Vinnukum Mannukum is a 2001 Indian Tamil-language romance film written and directed by Rajakumaran. It stars Sarathkumar, Vikram, Khushbu and Devayani who plays a fictional version of herself in the film. It is also the final installment of Sarathkumar's Goundar trilogy after Nattamai and Surya Vamsam (1997 film) . The film was produced by R. B. Choudary of Super Good Films and released on 30 March 2001.

== Plot ==
Sakthivel is the leader of his village in Coimbatore and is always adored by the people. His younger brother is Selvam, who returns after completing his education in Singapore. Both Sakthivel and his wife Lakshmi are very fond of Selvam and want him to get married and live happily. Selvam is keen on marrying a girl that he has seen in his dream. Sakthivel is prepared to go anywhere to find the girl. Selvam actually comes across the photograph of his dream girl Devayani in a TV advertisement and discovers that she is an actress. A film crew lands in the village for shooting, and Devayani, as she is called in the film too, is in the group. Sakthivel approaches her with his brother's proposal, but she insults him. She tells him that she is beautiful and famous and cannot marry a villager. Whether Selvam accepts defeat or manages to bring her around forms the remaining story.

== Production ==
Sarathkumar chose to be a part of the film after two of his other films became suddenly postponed. He had cut his hair short for Maayi (2000), and as the other films required different hairstyles, the producers had pushed back the dates. To make up for the lost time, Sarathkumar agreed to portray an extended guest role in Vinnukum Mannukum. A shooting schedule took place at the AVM Studios in Chennai, where Vikram celebrated his birthday on the sets, with the unit members and Sarathkumar. In a 2008 interview, Vikram mentioned his displeasure at being a part of the film, claiming that he had arguments with the director for every single shot and that "everything in that film, right from the first shot was wrong. According to a report, "From the beginning, the film was considered a certain Deepavali release. But the director Rajakumaran failed to utilise the call sheets of Sarathkumar to optimum use. Sarath got wild because of this. He too caused some delay in finishing off the shootings".

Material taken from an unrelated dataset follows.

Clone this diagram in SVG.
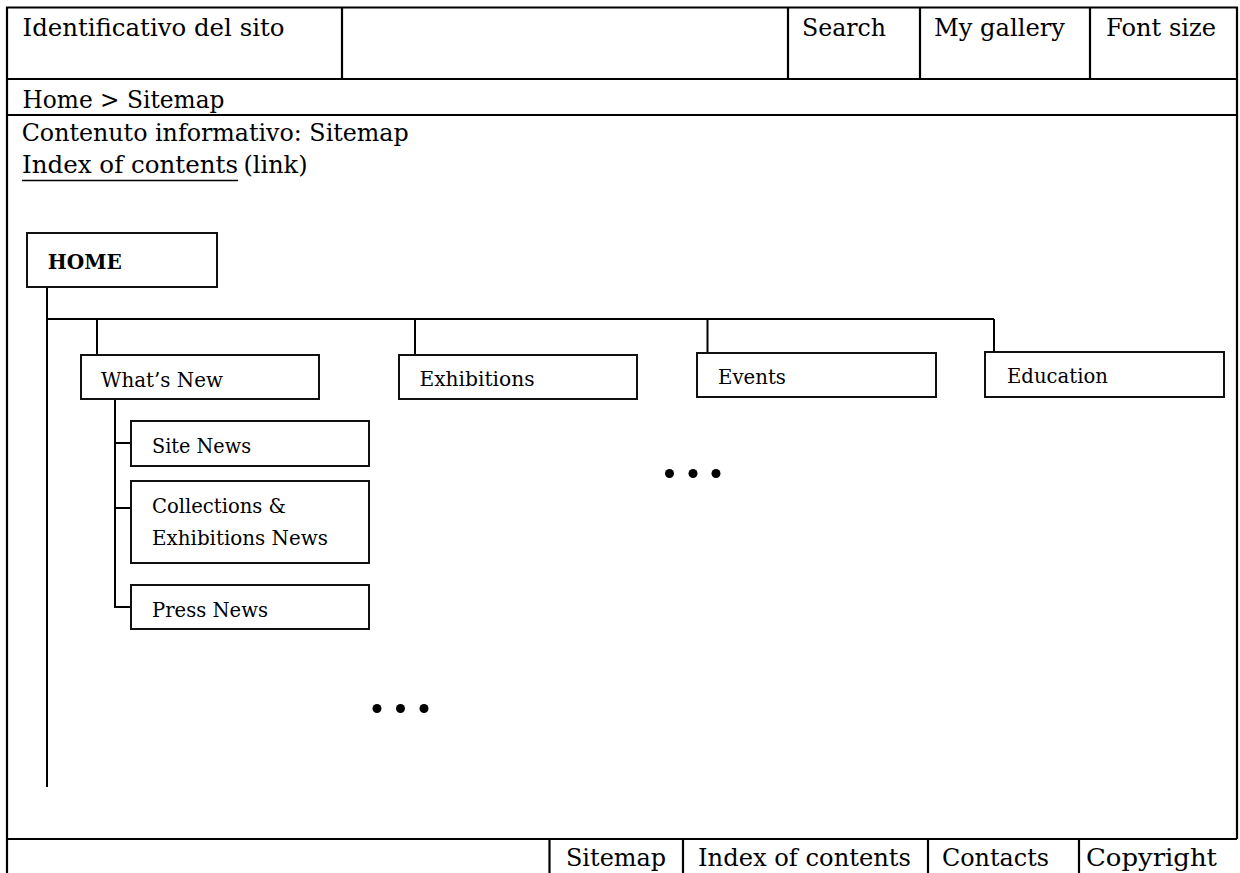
<svg xmlns="http://www.w3.org/2000/svg" width="1240" height="873" viewBox="0 0 1240 873">
<style>
  .frame { stroke: #000; stroke-width: 2.2; fill: none; }
  .box { stroke: #111; stroke-width: 2; fill: #fff; }
  .conn { stroke: #000; stroke-width: 2; fill: none; }
  .hdr { font-family: "DejaVu Serif", "Liberation Serif", serif; font-size: 24px; fill: #000; }
  .lbl { font-family: "DejaVu Serif", "Liberation Serif", serif; font-size: 19.5px; fill: #000; }
  .bold { font-family: "DejaVu Serif", "Liberation Serif", serif; font-size: 20px; font-weight: bold; fill: #000; }
</style>
<rect width="1240" height="873" fill="#fff"/>

<g id="frame">
  <path class="frame" d="M7,873 V7.5 H1237 V839 M7,79 H1237 M7,115 H1237 M7,839 H1237"/>
  <path class="frame" d="M342,7.5 V79 M788,7.5 V79 M920,7.5 V79 M1090,7.5 V79"/>
  <path class="frame" d="M549.5,839 V873 M683,839 V873 M928,839 V873 M1079,839 V873"/>
</g>

<g id="header">
  <text class="hdr" x="22.5" y="36" textLength="262" lengthAdjust="spacingAndGlyphs">Identificativo del sito</text>
  <text class="hdr" x="802" y="36" textLength="84" lengthAdjust="spacingAndGlyphs">Search</text>
  <text class="hdr" x="934" y="36" textLength="131" lengthAdjust="spacingAndGlyphs">My gallery</text>
  <text class="hdr" x="1106" y="36" textLength="110" lengthAdjust="spacingAndGlyphs">Font size</text>
  <text class="hdr" x="22.5" y="107.5" textLength="202" lengthAdjust="spacingAndGlyphs">Home &gt; Sitemap</text>
  <text class="hdr" x="21.7" y="140.5" textLength="387" lengthAdjust="spacingAndGlyphs">Contenuto informativo: Sitemap</text>
  <text class="hdr" x="22" y="172.5" textLength="216" lengthAdjust="spacingAndGlyphs">Index of contents</text>
  <line x1="22" y1="180.5" x2="238" y2="180.5" stroke="#000" stroke-width="1.6"/>
  <text class="hdr" x="243.5" y="172.5" textLength="64" lengthAdjust="spacingAndGlyphs">(link)</text>
</g>

<g id="footer">
  <text class="hdr" x="566" y="866" textLength="100" lengthAdjust="spacingAndGlyphs">Sitemap</text>
  <text class="hdr" x="698" y="866" textLength="213" lengthAdjust="spacingAndGlyphs">Index of contents</text>
  <text class="hdr" x="942" y="866" textLength="107" lengthAdjust="spacingAndGlyphs">Contacts</text>
  <text class="hdr" x="1086" y="866" textLength="131" lengthAdjust="spacingAndGlyphs">Copyright</text>
</g>

<g id="connectors">
  <path class="conn" d="M47,287 V787"/>
  <path class="conn" d="M47,319 H994"/>
  <path class="conn" d="M97,319 V355 M415,319 V355 M707.5,319 V353 M994,319 V352"/>
  <path class="conn" d="M115,399 V607 H131 M115,443 H131 M115,508 H131"/>
</g>

<g id="node-home">
  <rect class="box" x="27" y="233" width="190" height="54"/>
  <text class="bold" x="47.7" y="269" textLength="74" lengthAdjust="spacingAndGlyphs">HOME</text>
</g>
<g id="node-whats-new">
  <rect class="box" x="81" y="355" width="238" height="44"/>
  <text class="lbl" x="101" y="387" textLength="122" lengthAdjust="spacingAndGlyphs">What’s New</text>
</g>
<g id="node-exhibitions">
  <rect class="box" x="399" y="355" width="238" height="44"/>
  <text class="lbl" x="419.5" y="386" textLength="115" lengthAdjust="spacingAndGlyphs">Exhibitions</text>
</g>
<g id="node-events">
  <rect class="box" x="697" y="353" width="239" height="44"/>
  <text class="lbl" x="718" y="384" textLength="68" lengthAdjust="spacingAndGlyphs">Events</text>
</g>
<g id="node-education">
  <rect class="box" x="985" y="352" width="239" height="45"/>
  <text class="lbl" x="1007" y="383" textLength="101" lengthAdjust="spacingAndGlyphs">Education</text>
</g>
<g id="node-site-news">
  <rect class="box" x="131" y="421" width="238" height="45"/>
  <text class="lbl" x="152" y="453" textLength="99" lengthAdjust="spacingAndGlyphs">Site News</text>
</g>
<g id="node-collections">
  <rect class="box" x="131" y="481" width="238" height="82"/>
  <text class="lbl" x="152" y="513" textLength="134" lengthAdjust="spacingAndGlyphs">Collections &amp;</text>
  <text class="lbl" x="152" y="545" textLength="176" lengthAdjust="spacingAndGlyphs">Exhibitions News</text>
</g>
<g id="node-press-news">
  <rect class="box" x="131" y="585" width="238" height="44"/>
  <text class="lbl" x="152" y="617" textLength="116" lengthAdjust="spacingAndGlyphs">Press News</text>
</g>

<g id="ellipsis" fill="#000">
  <circle cx="669.5" cy="473.5" r="4.5"/>
  <circle cx="693" cy="473.5" r="4.5"/>
  <circle cx="716" cy="473.5" r="4.5"/>
  <circle cx="377" cy="708.5" r="4.5"/>
  <circle cx="400.5" cy="708.5" r="4.5"/>
  <circle cx="424" cy="708.5" r="4.5"/>
</g>
</svg>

Years later, Director Rajakumaran made a stunning claim that Vikram is not a genuinely talented actor because he relies entirely on extreme physical transformations, heavy makeup, and prosthetic gimmicks rather than authentic emotional depth. He argued that a true actor must captivate audiences using only subtle facial expressions during tight close-up shots—a skill he claims Vikram lacks, instead choosing to imitate industry legends like Kamal Haasan or Rajinikanth. This harsh critique is widely dismissed by film fans and critics as a "cringy," bitter retaliation stemming from a 25-year-old on-set feud during their filming of Vinnukum Mannukum

== Soundtrack ==
The music was composed by Sirpy.

| Song | Singers | Lyrics |
| "Aagayam Pookkal" | P. Unnikrishnan, Sujatha | Viveka |
| "Chembaruthi Poo" | K. S. Chithra, Arunmozhi | Kalaikumar |
| "Kadhal Vinnukkum Mannukkum" | S. P. Balasubrahmanyam, Febi Mani | R.Ravishankar |
| "Paasamulla Sooriyane" | Krishnaraj, Mano | Manavai Ponmanikkam |
| "Unakenna" (Theme) | K. S. Chithra, Sirpy |  |
| "Unakenna Unakenna" (female) | Sujatha | P. Vijay |
| "Unakenna Unakenna" | S. P. Balasubrahmanyam, Sujatha |

== Release and reception ==
Vinnukkum Mannukkum was released on 30 March 2001. Indiainfo wrote, "Devyani does a good job but Sarath and Vikram compete in giving wooden performances. Sirpy's antique music also does not help the film. Akilan's camera is ok". S. R. Ashok Kumar of The Hindu wrote: "Director Rajakumaran has taken special care in the choice of songs and locations to make the film entertaining. He should have paid more attention to the first half and more important, must have extracted more work from Vikram, who has the potential, and Devayani, for whom it is a cakewalk". Krishna Chidambaram of Kalki praised the acting of Devayani, Sarathkumar but felt Vikram failed to emote and the film did not offer emoting skills for him. Malini Mannath of Chennai Online wrote "The early part moves at a swift pace, with some humour thrown in. [..] When the story shifts to the city it turns clichéd". Cinesouth wrote, "Vinnukkum Mannukkum – The first half is a take-off and the second is a crash over". Choudhary incurred huge loss through this film and dubbed film Paapa; later he gained profits through films like Aanandham and Samudhiram, both films starring actor Murali.